Updating the toolstate repository

Updating the toolstate repository happens in two steps: when CI runs on the auto branch (where bors moves a PR to test if it is good for integration), the "tool" runners for the individual platforms (at the time of writing, Linux and Windows) each submit a JSON file to the repository recording the state of each tool for the commit they are testing. Later, if that commit actually entirely passed CI and bors moves it to the master branch, the "current tool status" in the toolstate repository is updated appropriately.

These scripts also automatically ping some people and create issues when tools break.
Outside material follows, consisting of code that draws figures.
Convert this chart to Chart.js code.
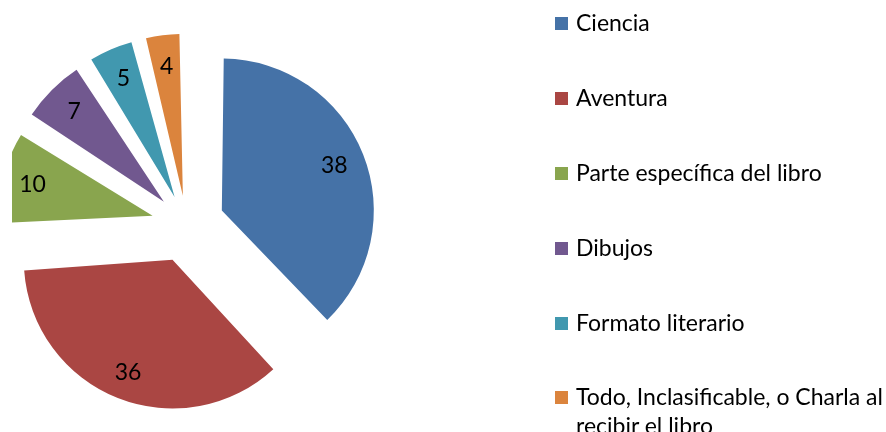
<!DOCTYPE html>
<html>
<head>
<meta charset="utf-8">
<script src="https://cdn.jsdelivr.net/npm/chart.js@4/dist/chart.umd.min.js"></script>
<style>
  html, body { margin: 0; padding: 0; background: #ffffff; }
  #wrap { position: relative; width: 886px; height: 432px; overflow: hidden; background: #fff; }
  #c { position: absolute; left: 0; top: 0; }
  .item { position: absolute; left: 555px; font-family: Lato, "Open Sans", sans-serif; font-size: 23px; line-height: 29px; color: #000; }
  .box { position: absolute; left: 0; top: 9px; width: 13px; height: 13px; }
  .txt { position: absolute; left: 21px; top: 0; width: 312px; white-space: normal; }
</style>
</head>
<body>
<div id="wrap">
  <canvas id="c" width="886" height="432"></canvas>
  <div id="legend"></div>
</div>
<script>
// ---- data ----
const categories = [
  "Ciencia",
  "Aventura",
  "Parte específica del libro",
  "Dibujos",
  "Formato literario",
  "Todo, Inclasificable, o Charla al recibir el libro"
];
const values = [38, 36, 10, 7, 5, 4];

// ---- styles ----
const colors = ["#4572A7", "#AA4643", "#89A54E", "#71588F", "#4198AF", "#DB843D"];
const explodeOffsets = [152, 152, 140, 128, 120, 116];
const labelRadius = 159;

const sliceLabels = {
  id: 'sliceLabels',
  afterDatasetsDraw(chart) {
    const meta = chart.getDatasetMeta(0);
    const ctx = chart.ctx;
    ctx.save();
    ctx.font = '23px Lato, "Open Sans", sans-serif';
    ctx.fillStyle = '#000';
    ctx.textAlign = 'center';
    ctx.textBaseline = 'middle';
    meta.data.forEach((arc, i) => {
      const mid = (arc.startAngle + arc.endAngle) / 2;
      ctx.fillText(String(values[i]), arc.x + Math.cos(mid) * labelRadius, arc.y + Math.sin(mid) * labelRadius);
    });
    ctx.restore();
  }
};

new Chart(document.getElementById('c'), {
  type: 'pie',
  data: {
    labels: categories,
    datasets: [{
      data: values,
      backgroundColor: colors,
      borderWidth: 0,
      offset: explodeOffsets,
      radius: 140,
      clip: { left: -12, top: false, right: false, bottom: false }
    }]
  },
  options: {
    responsive: false,
    animation: false,
    events: [],
    layout: { padding: { left: 0, top: 17, right: 513, bottom: 0 } },
    plugins: { legend: { display: false }, tooltip: { enabled: false } }
  },
  plugins: [sliceLabels]
});

// ---- legend (HTML, built from the arrays) ----
const legend = document.getElementById('legend');
categories.forEach((name, i) => {
  const item = document.createElement('div');
  item.className = 'item';
  item.style.top = (8.3 + i * 74.8) + 'px';
  const box = document.createElement('span');
  box.className = 'box';
  box.style.background = colors[i];
  const txt = document.createElement('span');
  txt.className = 'txt';
  txt.textContent = name;
  item.appendChild(box);
  item.appendChild(txt);
  legend.appendChild(item);
});
</script>
</body>
</html>
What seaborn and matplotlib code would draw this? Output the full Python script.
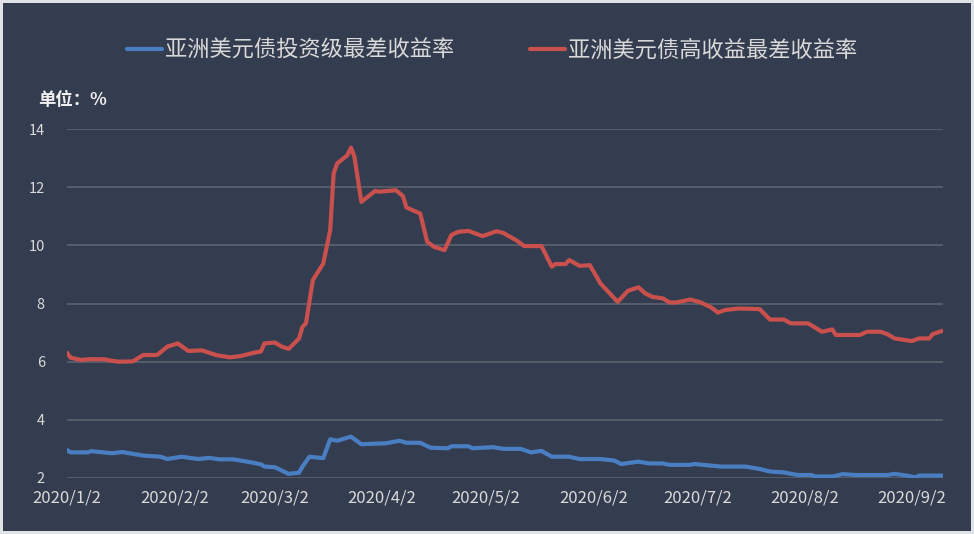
import pandas as pd
import matplotlib
matplotlib.use("Agg")
import matplotlib.pyplot as plt
import seaborn as sns

# data
ig_dates = ["2020-01-02", "2020-01-03", "2020-01-08", "2020-01-09", "2020-01-15", "2020-01-18",
            "2020-01-24", "2020-01-29", "2020-01-31", "2020-02-04", "2020-02-09", "2020-02-12",
            "2020-02-15", "2020-02-19", "2020-02-23", "2020-02-27", "2020-02-28", "2020-03-02",
            "2020-03-06", "2020-03-09", "2020-03-10", "2020-03-12", "2020-03-16", "2020-03-18",
            "2020-03-20", "2020-03-24", "2020-03-27", "2020-03-31", "2020-04-03", "2020-04-07",
            "2020-04-09", "2020-04-13", "2020-04-16", "2020-04-21", "2020-04-22", "2020-04-27",
            "2020-04-28", "2020-05-04", "2020-05-07", "2020-05-12", "2020-05-15", "2020-05-18",
            "2020-05-21", "2020-05-26", "2020-05-29", "2020-06-04", "2020-06-08", "2020-06-10",
            "2020-06-15", "2020-06-18", "2020-06-22", "2020-06-24", "2020-06-30", "2020-07-01",
            "2020-07-09", "2020-07-16", "2020-07-20", "2020-07-23", "2020-07-27", "2020-07-31",
            "2020-08-04", "2020-08-05", "2020-08-10", "2020-08-13", "2020-08-17", "2020-08-26",
            "2020-08-28", "2020-09-01", "2020-09-03", "2020-09-04", "2020-09-11"]
ig_values = [2.96, 2.88, 2.88, 2.92, 2.85, 2.89,
             2.77, 2.73, 2.65, 2.73, 2.65, 2.69,
             2.64, 2.64, 2.56, 2.47, 2.39, 2.37,
             2.14, 2.18, 2.39, 2.73, 2.68, 3.33,
             3.28, 3.42, 3.16, 3.18, 3.19, 3.28,
             3.21, 3.21, 3.04, 3.02, 3.09, 3.09,
             3.02, 3.06, 3.00, 3.00, 2.88, 2.93,
             2.73, 2.73, 2.65, 2.65, 2.60, 2.48,
             2.56, 2.50, 2.50, 2.45, 2.45, 2.48,
             2.39, 2.39, 2.31, 2.22, 2.19, 2.10,
             2.10, 2.05, 2.05, 2.13, 2.10, 2.10,
             2.14, 2.07, 2.02, 2.08, 2.08]

hy_dates = ["2020-01-02", "2020-01-03", "2020-01-06", "2020-01-09", "2020-01-13", "2020-01-15",
            "2020-01-17", "2020-01-21", "2020-01-24", "2020-01-28", "2020-01-31", "2020-02-03",
            "2020-02-06", "2020-02-10", "2020-02-14", "2020-02-18", "2020-02-21", "2020-02-25",
            "2020-02-27", "2020-02-28", "2020-03-02", "2020-03-04", "2020-03-06", "2020-03-09",
            "2020-03-10", "2020-03-11", "2020-03-13", "2020-03-16", "2020-03-18", "2020-03-19",
            "2020-03-20", "2020-03-23", "2020-03-24", "2020-03-25", "2020-03-27", "2020-03-31",
            "2020-04-01", "2020-04-06", "2020-04-08", "2020-04-09", "2020-04-13", "2020-04-15",
            "2020-04-17", "2020-04-20", "2020-04-22", "2020-04-24", "2020-04-27", "2020-05-01",
            "2020-05-05", "2020-05-07", "2020-05-11", "2020-05-13", "2020-05-18", "2020-05-21",
            "2020-05-22", "2020-05-25", "2020-05-26", "2020-05-29", "2020-06-01", "2020-06-04",
            "2020-06-09", "2020-06-12", "2020-06-15", "2020-06-17", "2020-06-19", "2020-06-22",
            "2020-06-24", "2020-06-26", "2020-06-30", "2020-07-03", "2020-07-06", "2020-07-08",
            "2020-07-10", "2020-07-14", "2020-07-20", "2020-07-23", "2020-07-27", "2020-07-29",
            "2020-08-03", "2020-08-07", "2020-08-10", "2020-08-11", "2020-08-18", "2020-08-20",
            "2020-08-24", "2020-08-26", "2020-08-28", "2020-09-02", "2020-09-04", "2020-09-07",
            "2020-09-08", "2020-09-11"]
hy_values = [6.31, 6.14, 6.06, 6.09, 6.08, 6.03,
             6.00, 6.01, 6.23, 6.23, 6.52, 6.63,
             6.37, 6.39, 6.23, 6.15, 6.19, 6.31,
             6.35, 6.63, 6.66, 6.52, 6.44, 6.80,
             7.20, 7.32, 8.81, 9.38, 10.53, 12.48,
             12.82, 13.11, 13.37, 13.05, 11.50, 11.88,
             11.85, 11.90, 11.70, 11.31, 11.10, 10.13,
             9.95, 9.84, 10.36, 10.47, 10.50, 10.32,
             10.49, 10.43, 10.16, 9.98, 9.98, 9.27,
             9.36, 9.36, 9.50, 9.30, 9.32, 8.70,
             8.06, 8.44, 8.56, 8.35, 8.23, 8.18,
             8.04, 8.04, 8.14, 8.04, 7.87, 7.69,
             7.78, 7.83, 7.81, 7.45, 7.45, 7.32,
             7.32, 7.03, 7.11, 6.92, 6.92, 7.03,
             7.03, 6.94, 6.80, 6.71, 6.80, 6.80,
             6.95, 7.07]

series_names = ["亚洲美元债投资级最差收益率", "亚洲美元债高收益最差收益率"]
x_ticks = ["2020-01-02", "2020-02-02", "2020-03-02", "2020-04-02", "2020-05-02",
           "2020-06-02", "2020-07-02", "2020-08-02", "2020-09-02"]
x_tick_labels = ["2020/1/2", "2020/2/2", "2020/3/2", "2020/4/2", "2020/5/2",
                 "2020/6/2", "2020/7/2", "2020/8/2", "2020/9/2"]
y_ticks = [2, 4, 6, 8, 10, 12, 14]

df = pd.concat([
    pd.DataFrame({"date": pd.to_datetime(ig_dates), "value": ig_values, "series": series_names[0]}),
    pd.DataFrame({"date": pd.to_datetime(hy_dates), "value": hy_values, "series": series_names[1]}),
])

bg = "#343d4f"
sns.set_style("dark")
plt.rcParams["font.family"] = ["Noto Sans CJK SC", "DejaVu Sans"]

fig = plt.figure(figsize=(9.74, 5.34), dpi=100, facecolor=bg)
fig.patch.set_edgecolor("#dfe2e6")
fig.patch.set_linewidth(4)
ax = fig.add_axes([0.0688, 0.105, 0.8995, 0.653])
ax.set_facecolor(bg)

sns.lineplot(data=df, x="date", y="value", hue="series", palette=["#4a7ec2", "#c9504d"],
             linewidth=3, ax=ax)

ax.set_ylim(2, 14)
ax.set_yticks(y_ticks)
ax.set_xlim(pd.Timestamp(ig_dates[0]), pd.Timestamp(ig_dates[-1]))
ax.set_xticks(pd.to_datetime(x_ticks))
ax.set_xticklabels(x_tick_labels)
ax.grid(axis="y", color="#5d626e", linewidth=1.2)
ax.grid(axis="x", visible=False)
ax.set_axisbelow(True)
for s in ax.spines.values():
    s.set_visible(False)
ax.tick_params(axis="y", colors="#d9d9d9", labelsize=10.5, length=0, pad=16)
ax.tick_params(axis="x", colors="#d9d9d9", labelsize=12, length=0, pad=8)
ax.set_xlabel("")
ax.set_ylabel("")

fig.text(0.039, 0.813, "单位：%", color="#f0f0f0", fontsize=12.5, fontweight="bold", va="center")

leg = ax.legend(loc="center", bbox_to_anchor=(0.505, 0.906), bbox_transform=fig.transFigure,
                ncol=2, frameon=False, fontsize=16, handlelength=1.6, handletextpad=0.12,
                columnspacing=3.4)
for t in leg.get_texts():
    t.set_color("#d9d9d9")

fig.savefig("out.png", dpi=100, facecolor=bg, edgecolor=fig.patch.get_edgecolor())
For further details, see the comments in the involved files: checktools.sh, publish_toolstate.py as well as the other files mentioned there.

Updating tools

Tools can be updated by updating the submodule to the proper commit.

Run git submodule update --remote path/to/submodule, add the updates, make sure the tests pass, commit, and send a pull request. The path is from the root of the rust repository, so for example, the reference is src/doc/reference and rustfmt is src/tools/rustfmt.

While not required, subup may assist you with this.

Adding a tool

To add a new tool to be tracked, the following steps must be taken:

  1. Create a PR to rust-lang/rust that adds the submodule along with any necessary build system / bootstrap updates. Be careful that the tests properly support ./x.py --no-fail-fast to avoid issues like this.
  2. Include changes to checktools.sh:
    • Build the tool at the top. This is the step that actually generates the JSON status for the tool. When save-toolstates is set in config.toml, the rust build system will write a JSON file with the status of each test.
    • Add the tool to status_check with whether it should be a beta blocker or not.
  3. Update publish_toolstate.py to add the tool. This includes a list of people to ping if the tool is broken, and its source repo. (Note: At the time of this writing, these users must have permissions to be assignable on rust-lang/rust GitHub.)
  4. Submit a PR to the toolstate repository to manually add the tool to the latest.json file.